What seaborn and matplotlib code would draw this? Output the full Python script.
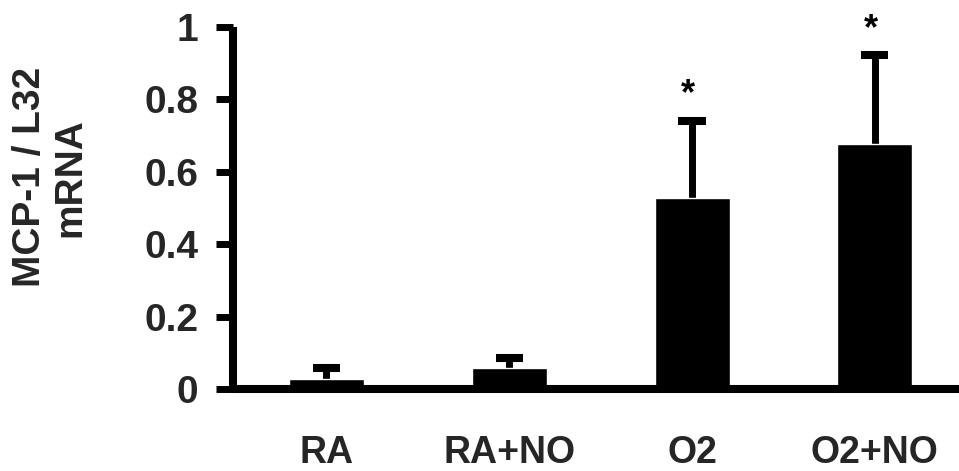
import matplotlib
matplotlib.use("Agg")
import matplotlib.pyplot as plt
import seaborn as sns
import pandas as pd

# Group means and upper standard errors
groups = ["RA", "RA+NO", "O2", "O2+NO"]
means = [0.029, 0.059, 0.527, 0.677]
errors = [0.028, 0.026, 0.214, 0.244]
significant = [False, False, True, True]
yticks = [0, 0.2, 0.4, 0.6, 0.8, 1]
ytick_labels = ["0", "0.2", "0.4", "0.6", "0.8", "1"]

sns.set_theme(style="white")
plt.rcParams["font.family"] = ["Liberation Sans", "DejaVu Sans"]
plt.rcParams["font.weight"] = "bold"

df = pd.DataFrame({"group": groups, "value": means})

fig = plt.figure(figsize=(9.59, 4.71), dpi=100)
ax = fig.add_axes([0.243, 0.174, 0.757, 0.769])

sns.barplot(data=df, x="group", y="value", color="black", width=0.41,
            errorbar=None, saturation=1, ax=ax, zorder=2)

# upper-only error bars: stem from bar top, flat cap at mean + error
positions = list(range(len(groups)))
tops = [m + e for m, e in zip(means, errors)]
cap_half = 0.074
ax.vlines(positions, means, tops, colors="black", linewidth=5.0, zorder=1)
ax.hlines(tops, [p - cap_half for p in positions],
          [p + cap_half for p in positions], colors="black",
          linewidth=5.8, zorder=1)

for x, t, s in zip(positions, tops, significant):
    if s:
        ax.text(x - 0.02, t + 0.046, "*", ha="center", va="baseline",
                fontsize=26, fontweight="bold", color="black", clip_on=False)

ax.set_xlim(-0.51, 3.46)
ax.set_ylim(0, 1)
ax.set_yticks(yticks)
ax.set_yticklabels(ytick_labels)
ax.set_xlabel("")
ax.set_ylabel("")

for side in ["top", "right"]:
    ax.spines[side].set_visible(False)
for side in ["left", "bottom"]:
    ax.spines[side].set_linewidth(5.8)
    ax.spines[side].set_color("black")
    ax.spines[side].set_capstyle("butt")

ax.tick_params(axis="y", which="major", direction="out", length=12,
               width=5.0, color="black", labelsize=28, pad=13, left=True)
ax.tick_params(axis="x", which="major", length=0, labelsize=27, pad=33)
for lab in ax.get_xticklabels() + ax.get_yticklabels():
    lab.set_fontweight("bold")

fig.text(0.052, 0.624, "MCP-1 / L32\nmRNA", rotation=90, ha="center",
         va="center", multialignment="center", fontsize=28,
         fontweight="bold", linespacing=1.15)

fig.savefig("out.png", dpi=100, facecolor="white")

══════

### Problem
Set the data above down again exactly as given, with no pictures.

### Reply
What seaborn and matplotlib code would draw this? Output the full Python script.
import matplotlib
matplotlib.use("Agg")
import matplotlib.pyplot as plt
import seaborn as sns
import pandas as pd

# Group means and upper standard errors
groups = ["RA", "RA+NO", "O2", "O2+NO"]
means = [0.029, 0.059, 0.527, 0.677]
errors = [0.028, 0.026, 0.214, 0.244]
significant = [False, False, True, True]
yticks = [0, 0.2, 0.4, 0.6, 0.8, 1]
ytick_labels = ["0", "0.2", "0.4", "0.6", "0.8", "1"]

sns.set_theme(style="white")
plt.rcParams["font.family"] = ["Liberation Sans", "DejaVu Sans"]
plt.rcParams["font.weight"] = "bold"

df = pd.DataFrame({"group": groups, "value": means})

fig = plt.figure(figsize=(9.59, 4.71), dpi=100)
ax = fig.add_axes([0.243, 0.174, 0.757, 0.769])

sns.barplot(data=df, x="group", y="value", color="black", width=0.41,
            errorbar=None, saturation=1, ax=ax, zorder=2)

# upper-only error bars: stem from bar top, flat cap at mean + error
positions = list(range(len(groups)))
tops = [m + e for m, e in zip(means, errors)]
cap_half = 0.074
ax.vlines(positions, means, tops, colors="black", linewidth=5.0, zorder=1)
ax.hlines(tops, [p - cap_half for p in positions],
          [p + cap_half for p in positions], colors="black",
          linewidth=5.8, zorder=1)

for x, t, s in zip(positions, tops, significant):
    if s:
        ax.text(x - 0.02, t + 0.046, "*", ha="center", va="baseline",
                fontsize=26, fontweight="bold", color="black", clip_on=False)

ax.set_xlim(-0.51, 3.46)
ax.set_ylim(0, 1)
ax.set_yticks(yticks)
ax.set_yticklabels(ytick_labels)
ax.set_xlabel("")
ax.set_ylabel("")

for side in ["top", "right"]:
    ax.spines[side].set_visible(False)
for side in ["left", "bottom"]:
    ax.spines[side].set_linewidth(5.8)
    ax.spines[side].set_color("black")
    ax.spines[side].set_capstyle("butt")

ax.tick_params(axis="y", which="major", direction="out", length=12,
               width=5.0, color="black", labelsize=28, pad=13, left=True)
ax.tick_params(axis="x", which="major", length=0, labelsize=27, pad=33)
for lab in ax.get_xticklabels() + ax.get_yticklabels():
    lab.set_fontweight("bold")

fig.text(0.052, 0.624, "MCP-1 / L32\nmRNA", rotation=90, ha="center",
         va="center", multialignment="center", fontsize=28,
         fontweight="bold", linespacing=1.15)

fig.savefig("out.png", dpi=100, facecolor="white")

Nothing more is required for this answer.